Tout commence à la campagne, alors que l'auteur observe un jardin. Les courges se transforment en êtres vivants. L'anthropomorphisme, cette fantasmagorie, s'installe. L’œuvre germe. Le regard de l'artiste s'abîme, il va jusqu'à s'imaginer un monde où l'on cultiverait non plus des légumes, mais des statues, à l'apparence humaine, ou presque. La nature et la culture, se mêlant étroitement dans son esprit, se présentent à l'évidence comme la matrice de son oeuvre. Il projette alors d'écrire une fiction brève, ou un conte philosophique, sur une création métaphorique. Il laisse aller sa plume, écrit 150 pages en explorant la contrée des Jardins Statuaires et s'interroge sur les limites de son oeuvre. Il arpente l'espace textuel jusqu'aux frontières du récit. Il écrira, en plus, six autres oeuvres, dressant une géographie plus complexe, plus complète de ses contrées imaginaires. Il créera de nouveaux espaces où les cultures se rencontrent, se confrontent. L'anthropologie est une science qui se transforme en art dans les récits de ce voyageur imaginaire. Il dresse l'histoire des civilisations, dans une oeuvre mémorielle ; il médite devant les ruines des monuments, sur la nature qui surgit, qui prend vie. C'est l'histoire d'une gestation.

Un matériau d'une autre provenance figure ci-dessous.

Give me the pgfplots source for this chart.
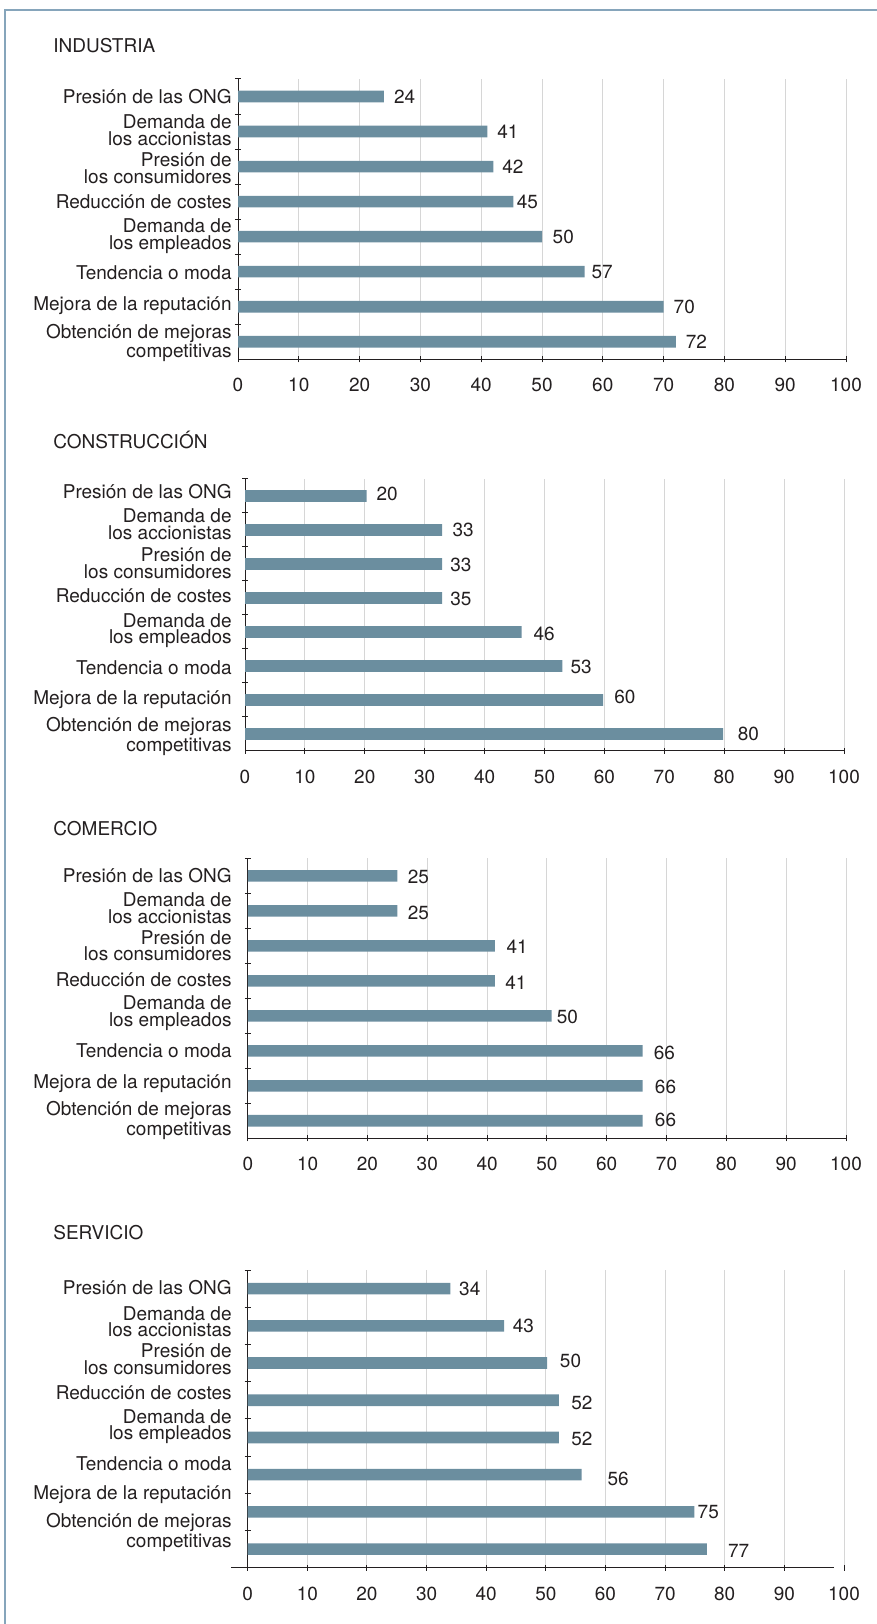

L'histoire de la conception des statues peut se lire en filigrane dans les Jardins Statuaires, à plusieurs niveaux. Jacques Abeille, qui fut professeur d'arts plastiques, nous présente en effet un bilan de l'art sculptural : les amateurs peuvent reconnaître, il me semble, certaines statues, célèbres, dans les descriptions. En même temps, ces statues familières sont plus que tout, étranges. Elles sont cultivées par des jardiniers : la sculpture devenant l'expression de la nature (monstrueuse, d'un gigantisme à peine croyable) par le moyen d'un glissement. C'est une nature inquiétante mais fascinante, d'autant plus qu'elle recèle des potentialités infinies, qui franchit les limites du réel, du roman, qui surgit hors de l'oeuvre romanesque. Les statues, silencieuses, sont criantes de vérité : c'est l'allégorie par excellence, parce que c'est "une autre manière de dire". Nous ne savons pas ce qu'elles représentent véritablement, parce qu'elles sont les vestiges d'une civilisation en déclin ou d'une culture morte. Elles sont pourtant paradoxalement fertiles. Elles font corps avec la réalité parce qu'elles s'inscrivent dans la terre, qu'elles ont des racines et qu'elles s'élancent. Il émane quelque chose d'elles parce qu'elles s'expriment, parce qu'elles sont la manifestation d'une volonté, qu'elles semblent faire sortir d'elles ce qu'elles recèlent, qu'elles expriment leur suc, qu'elles nous nourrissent, mais c'est imaginaire.